President Trump's escalating rhetoric is psychological, intended to drive the Artesh to lay down their arms and rebel against the IRGC. Trump wants these ordinary citizens to believe that the IRGC is using them as fodder for their goal of annihilation as the precursor of the return of the 12th Imam.
Someone on FR a few days ago asked the question, how do you negotiate away from mutually assured destruction when one side wants that destruction? That's the situation that President Trump is faced with.
The answer is that you can't. The only thing left is to collapse their society before they can attain their goal. If Iran would collapse anyway if the IRGC is successful in attaining their armageddon, then the goal must be to collapse it first under our conditions to prevent them from having the means to finish the job.

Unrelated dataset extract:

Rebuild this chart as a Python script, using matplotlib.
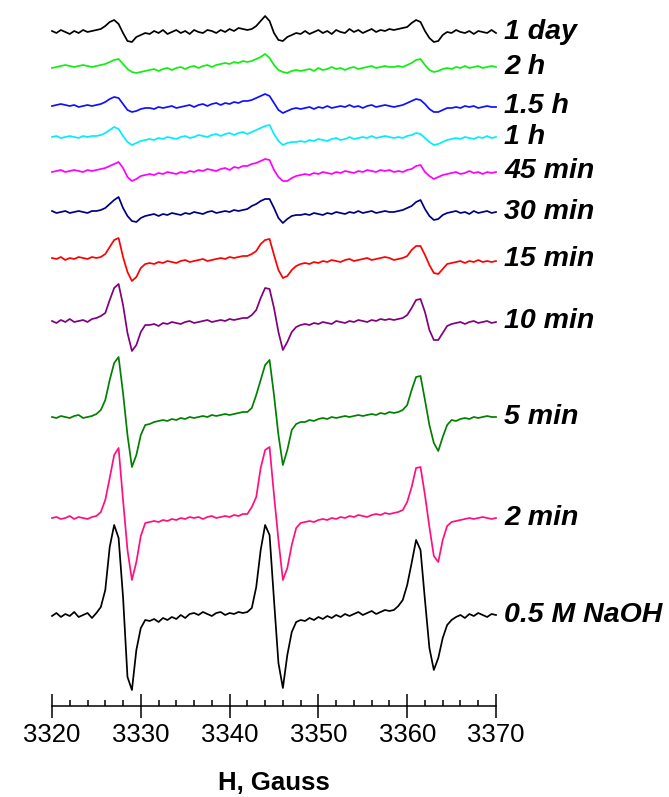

Then we can go in and root out the remnants of the IRGC, and then rebuild the power plants, rebuild the oil infrastructure, and rebuild the Persian state as a secular nation that is ready to join the community of nations. The Iranian people must do their part to come back from the collapse to make the country what they want it to be. Currently, it's the IRGC + Basij that is preventing that from happening.
A series of regionally funded reconstruction projects managed by the major engineering companies in the Middle East will be the foot in the door to opening up Iran. It will provide jobs to the Iranian people, it will naturally import secular exposure into Iran that will affect everything from workplace attire during construction, as well as establishing personal relationships with others from "free" countries.
Hopefully, it will create enough conflict between the region's financial power-players and the Iranian militant hard-liners that the people will finally get to choose a side: the extreme religious subjegation that used the people as human shields against the IRGC, or the secular way of life of those who are in the country to rebuild it.